HASANKEYF ELİMİZDEN GİDİYOR

Refik Türkkan, Hasankeyf’te nehrin kenarında restoran işletiyor. Restoranın sular altında kalacak olmasından dolayı üzgün ve çaresiz. "Hasankeyf elimizden gidiyor, artık çare yok. Sular altında kalacak" diyen Türkkan, "Kaledeki mağara evlerinde doğdum. Oradan Hasankeyf içine taşınmak zorunda kaldık. Şimdi de yeni yerleşkeye taşınmamız isteniyor. 3 kez yer değiştirmek zorunda kalıyoruz. Karşıya taşınacağız, başka bir çaremiz yok. Buradan gitmek istemiyoruz, çok üzülüyoruz. Karşıda kurulan yeni yerleşkede iş yok, güç yok. Ne yapacağız bilmiyoruz. Borç altında yaşayacağız. Yeni yerleşkedeki evler şimdiden çatlamış. 15 kardeşiz, bizim oturduğumuz yer için 137 bin TL verdiler. Kardeşler olarak bu parayı bölüştüğümüzde kişi başına yaklaşık 9 bin TL düşüyor. 8 nüfusum. Yeni yerleşkedeki evler, 150 bin TL’den başlıyor. Bu parayla ben orada nasıl ev tutacağım. 8 çocuğum okul okuyor. Nasıl geçim sağlayacağım" diye dert yanıyor.
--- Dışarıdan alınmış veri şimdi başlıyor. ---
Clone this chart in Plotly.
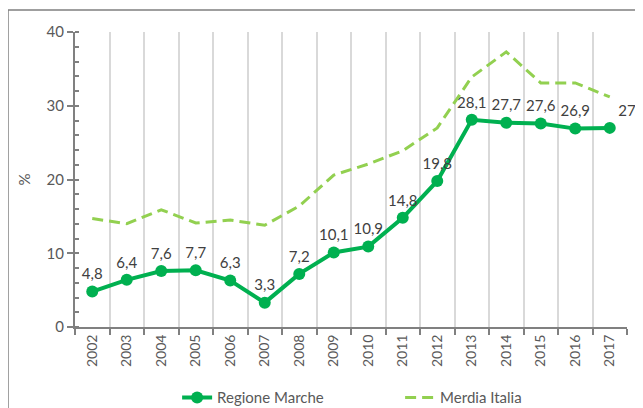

Kenttekiler, yeni yerleşkeye taşınmanın sorunları çözemeyeceği gibi tarihi alanın sular altında kalması ile kentin hiçbir özelliğinin kalmayacağını dile getiriyor. Tarihle iç içe yaşayan Hasankeyfliler, yeni yerleşkeden de memnun değil. Çözüm olarak sunulan ekonomik vaatlerin de geçici ve yetersiz olduğunu söyleyen esnaf, "Karşıya gitsek, ‘6 aylığına size asgari ücret vereceğiz’ diyorlar. Bu para kimin karnını doyurur. Devamlı işe ihtiyacımız var. Buraya gelenler Hasankeyf’i görmek için geliyor. Yeni yerleşkedeki beton yığınını kim görmeye gelir" diye tepki gösteriyor.